C'est la même sensation qui me fait
évoquer ici Open your Heart de The Men, alors que leur précédent
album ne m'avait que moyennement convaincu. Encore une fois, cette
succession de chansons qui font appel au meilleur du rock à guitares
des 90's et au delà ne pouvaient que me plaire, surtout quand ce son
brut est mis au service de chansons qui savent taper où il faut. Il
m'est souvent arrivé cette année d'en avoir ma claque des groupes
au son trop synthétique et trafiqué – dont font d'ailleurs partie
ceux dont je parle ci-dessus- et The Men est dans ces moments là
l'expédient idéal, avec le fabuleux Slaughterhouse de Ty Segall,
prolifique cette année. Chaque groupe apporte sa petite touche à
mes besoins musicaux, et ces deux là ont su combler le déficit de
bonnes guitares que j'avais. Opportunisme ou réel engouement, je
peux pas encore vous le dire, mais toujours-est il que c'est encore
vers eux que je me tourne en cette fin d'année. D'aucuns diront
qu'il faut encore mieux écouter les « originaux »

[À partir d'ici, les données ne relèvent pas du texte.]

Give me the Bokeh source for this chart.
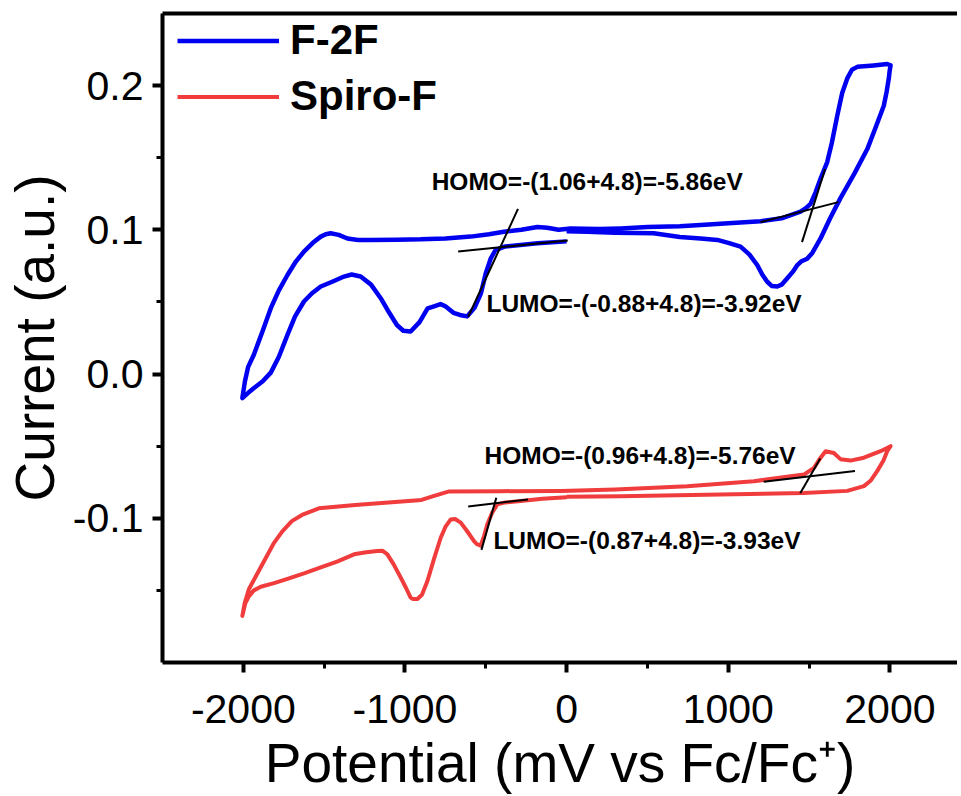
from bokeh.plotting import figure
from bokeh.models import (Range1d, FixedTicker, LinearAxis, Legend, LegendItem,
                          Label, PrintfTickFormatter)
from bokeh.embed import file_html
from bokeh.resources import INLINE

# ---------------- data ----------------
# F-2F cyclic voltammogram: start at 0 mV, sweep negative, then up to +2000, back to 0
f2f_x = [0, -180, -380, -440, -470, -500, -530, -570, -615, -660, -700, -750, -780,
         -820, -860, -910, -965, -1010, -1050, -1100, -1150, -1210, -1274, -1330,
         -1377, -1450, -1521, -1575, -1625, -1680, -1727, -1780, -1830, -1880, -1934,
         -1970, -2006,
         -1990, -1970, -1935, -1880, -1830, -1780, -1727, -1675, -1625, -1570, -1521,
         -1490, -1460, -1410, -1356, -1290, -1212, -1050, -903, -750, -594, -480,
         -388, -280, -181, -120, -50, 25, 200, 334, 500, 700, 829, 1000, 1200, 1330,
         1447, 1480, 1509, 1540, 1571, 1612, 1640, 1674, 1705, 1736, 1765, 1798, 1900,
         1983, 2004,
         1998, 1993, 1980, 1962, 1915, 1860, 1780, 1694, 1630, 1571, 1520, 1488, 1450,
         1427, 1400, 1365, 1330, 1303, 1270, 1241, 1210, 1179, 1130, 1076, 1000, 932,
         829, 700, 538, 300, 128, 0]
f2f_y = [0.092, 0.0907, 0.0885, 0.086, 0.080, 0.070, 0.056, 0.046, 0.040, 0.041,
         0.0425, 0.047, 0.0485, 0.047, 0.0455, 0.036, 0.0295, 0.030, 0.034, 0.043,
         0.0526, 0.062, 0.0676, 0.069, 0.0676, 0.064, 0.0607, 0.056, 0.0503, 0.040,
         0.0272, 0.012, 0.001, -0.005, -0.0097, -0.013, -0.0166,
         -0.005, 0.005, 0.0134, 0.030, 0.0457, 0.058, 0.0687, 0.078, 0.0849, 0.091,
         0.0953, 0.097, 0.0976, 0.0965, 0.094, 0.093, 0.093, 0.0932, 0.0934, 0.094,
         0.0953, 0.097, 0.0987, 0.100, 0.102, 0.1015, 0.100, 0.101, 0.1005, 0.101,
         0.102, 0.1025, 0.1033, 0.1045, 0.106, 0.108, 0.1126, 0.115, 0.118, 0.126,
         0.1356, 0.147, 0.160, 0.179, 0.195, 0.205, 0.211, 0.213, 0.214, 0.215, 0.214,
         0.210, 0.205, 0.196, 0.186, 0.172, 0.156, 0.139, 0.122, 0.108, 0.094, 0.084,
         0.080, 0.078, 0.0756, 0.071, 0.0664, 0.062, 0.0607, 0.061, 0.064, 0.069,
         0.0756, 0.083, 0.0884, 0.091, 0.093, 0.094, 0.095, 0.0976, 0.098, 0.0987,
         0.099]

# Spiro-F cyclic voltammogram
spiro_x = [0, -150, -284, -380, -429, -460, -490, -510, -532, -555, -573, -615, -655,
           -690, -717, -750, -779, -820, -861, -895, -923, -950, -965, -995, -1027,
           -1070, -1109, -1140, -1171, -1240, -1315, -1420, -1521, -1620, -1727, -1810,
           -1892, -1935, -1965, -1988, -2006,
           -1992, -1965, -1924, -1862, -1810, -1760, -1700, -1637, -1533, -1308, -897,
           -835, -732, -400, -34, 300, 746, 1158, 1468, 1530, 1571, 1602, 1653, 1694,
           1756, 1839, 1942, 2004,
           1983, 1960, 1921, 1880, 1839, 1736, 1468, 952, 334, 0]
spiro_y = [-0.0855, -0.0865, -0.088, -0.089, -0.0904, -0.096, -0.104, -0.112, -0.119,
           -0.118, -0.1158, -0.109, -0.103, -0.1005, -0.1008, -0.106, -0.1135, -0.128,
           -0.1435, -0.153, -0.156, -0.156, -0.155, -0.148, -0.141, -0.132, -0.125,
           -0.1225, -0.1227, -0.1235, -0.125, -0.130, -0.134, -0.138, -0.142, -0.145,
           -0.1475, -0.150, -0.154, -0.159, -0.1677,
           -0.159, -0.149, -0.1405, -0.1277, -0.117, -0.1092, -0.102, -0.0977,
           -0.0931, -0.0908, -0.0873, -0.085, -0.0815, -0.0812, -0.081, -0.080,
           -0.0778, -0.0743, -0.0697, -0.065, -0.058, -0.0535, -0.0547, -0.059, -0.060,
           -0.058, -0.0535, -0.050,
           -0.0535, -0.060, -0.0673, -0.074, -0.0777, -0.081, -0.0824, -0.0835, -0.0847,
           -0.085]

# onset tangent segments (x pairs in mV, y pairs in a.u.)
tan_xs = [[-609, -301], [-671, 7], [1199, 1681], [1456, 1599],
          [-609, -239], [-527, -435], [1219, 1784], [1445, 1569]]
tan_ys = [[0.0396, 0.1145], [0.085, 0.0926], [0.1053, 0.1192], [0.0915, 0.1422],
          [-0.0919, -0.0869], [-0.1219, -0.0857], [-0.0746, -0.0673], [-0.0827, -0.0585]]

series_names = ["F-2F", "Spiro-F"]
x_ticks = [-2000, -1000, 0, 1000, 2000]
x_minor = [-1500, -500, 500, 1500]
y_ticks = [-0.1, 0.0, 0.1, 0.2]
y_minor = [-0.15, -0.05, 0.05, 0.15]
notes = ["HOMO=-(1.06+4.8)=-5.86eV", "LUMO=-(-0.88+4.8)=-3.92eV",
         "HOMO=-(0.96+4.8)=-5.76eV", "LUMO=-(0.87+4.8)=-3.93eV"]

# ---------------- figure ----------------
FONT = "Liberation Sans"
BLUE = "#0000f0"
RED = "#f03c3c"

p = figure(width=957, height=796, output_backend="svg", toolbar_location=None,
           x_range=Range1d(-2500, 2418), y_range=Range1d(-0.2, 0.25),
           min_border_left=159, min_border_right=0, min_border_top=13,
           min_border_bottom=133, outline_line_color=None,
           background_fill_color="white", border_fill_color="white")
p.xgrid.visible = False
p.ygrid.visible = False

r1 = p.line(f2f_x, f2f_y, line_color=BLUE, line_width=4.5, line_join="round")
r2 = p.line(spiro_x, spiro_y, line_color=RED, line_width=4, line_join="round")
p.multi_line(tan_xs, tan_ys, line_color="black", line_width=2)

# axes
xa = p.xaxis[0]
xa.ticker = FixedTicker(ticks=x_ticks, minor_ticks=x_minor)
xa.formatter = PrintfTickFormatter(format="%d")
xa.axis_label = "Potential (mV vs Fc/Fc\u207a)"
ya = p.yaxis[0]
ya.ticker = FixedTicker(ticks=y_ticks, minor_ticks=y_minor)
ya.formatter = PrintfTickFormatter(format="%.1f")
ya.axis_label = "Current (a.u.)"

for ax in (xa, ya):
    ax.axis_line_width = 4
    ax.axis_line_color = "black"
    ax.major_tick_line_width = 4
    ax.major_tick_out = 10
    ax.major_tick_in = 0
    ax.minor_tick_line_width = 3
    ax.minor_tick_out = 6
    ax.minor_tick_in = 0
    ax.major_label_text_font = FONT
    ax.axis_label_text_font = FONT
    ax.axis_label_text_font_style = "normal"
    ax.major_label_text_color = "black"
    ax.axis_label_text_color = "black"

xa.major_label_text_font_size = "41px"
xa.axis_label_text_font_size = "55px"
xa.major_label_standoff = 22
xa.axis_label_standoff = 6
ya.major_label_text_font_size = "41px"
ya.axis_label_text_font_size = "55px"
ya.major_label_standoff = 9
ya.axis_label_standoff = 4

top = LinearAxis(ticker=FixedTicker(ticks=[]), major_label_text_font_size="0px",
                 axis_line_width=4, major_tick_out=0, minor_tick_out=0,
                 major_tick_in=0, minor_tick_in=0, major_label_standoff=0)
p.add_layout(top, "above")

# legend
legend = Legend(items=[LegendItem(label=series_names[0], renderers=[r1]),
                       LegendItem(label=series_names[1], renderers=[r2])],
                location=(15, 542), margin=0, padding=0, spacing=8,
                glyph_width=102, glyph_height=45, label_height=45, label_standoff=11,
                label_text_font=FONT, label_text_font_size="42px",
                label_text_font_style="bold", label_text_color="black",
                border_line_color=None, background_fill_alpha=0)
p.add_layout(legend, "center")

# annotations
note_pos = [(-835, 0.1332), (-496, 0.0488), (-508, -0.0564), (-453, -0.1152)]
for txt, (lx, ly) in zip(notes, note_pos):
    p.add_layout(Label(x=lx, y=ly, text=txt, text_font=FONT,
                       text_font_size="24.5px", text_font_style="bold",
                       text_baseline="middle", text_align="left", text_color="black"))

open("out.html", "w").write(file_html(p, INLINE))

(comprendre les groupes qui les ont influencé) plutôt que ceux-ci,
mais une fois de plus je crois qu'à chaque mal il y a un remède, et
la nouveauté en est un.
Enfin, last but not least, le retour de
Grizzly Bear était le plus attendu après l'excellent Veckatimest
d'il y a 3 ans. Que dire si ce n'est que j'ai été frappé de
découvrir dans Shields que le groupe avait su confirmer et même
repousser ses propres limites. Certes, trois années ont passé et le
groupe de Brooklyn n'est plus le petit groupe qui monte mais
véritablement le nouveau Radiohead, entraînant par là une foule de
détracteurs toujours plus large. Pourtant il est difficile
d'imaginer comment les adorateurs de 2009 ont pu retourner leur veste
en 2012 tellement Shields est plus qu'à la hauteur de son
prédécesseur. C'est donc sans surprise que Grizzly Bear truste une
fois de plus le haut de mes satisfactions annuelles, et commence
doucement mais sûrement à s'instaurer en référence solide dans
mon esprit – catégorie de groupes qui feront l'objet de la
dernière partie de mon bilan.
Tous ces albums sont en écoute sur Spotify.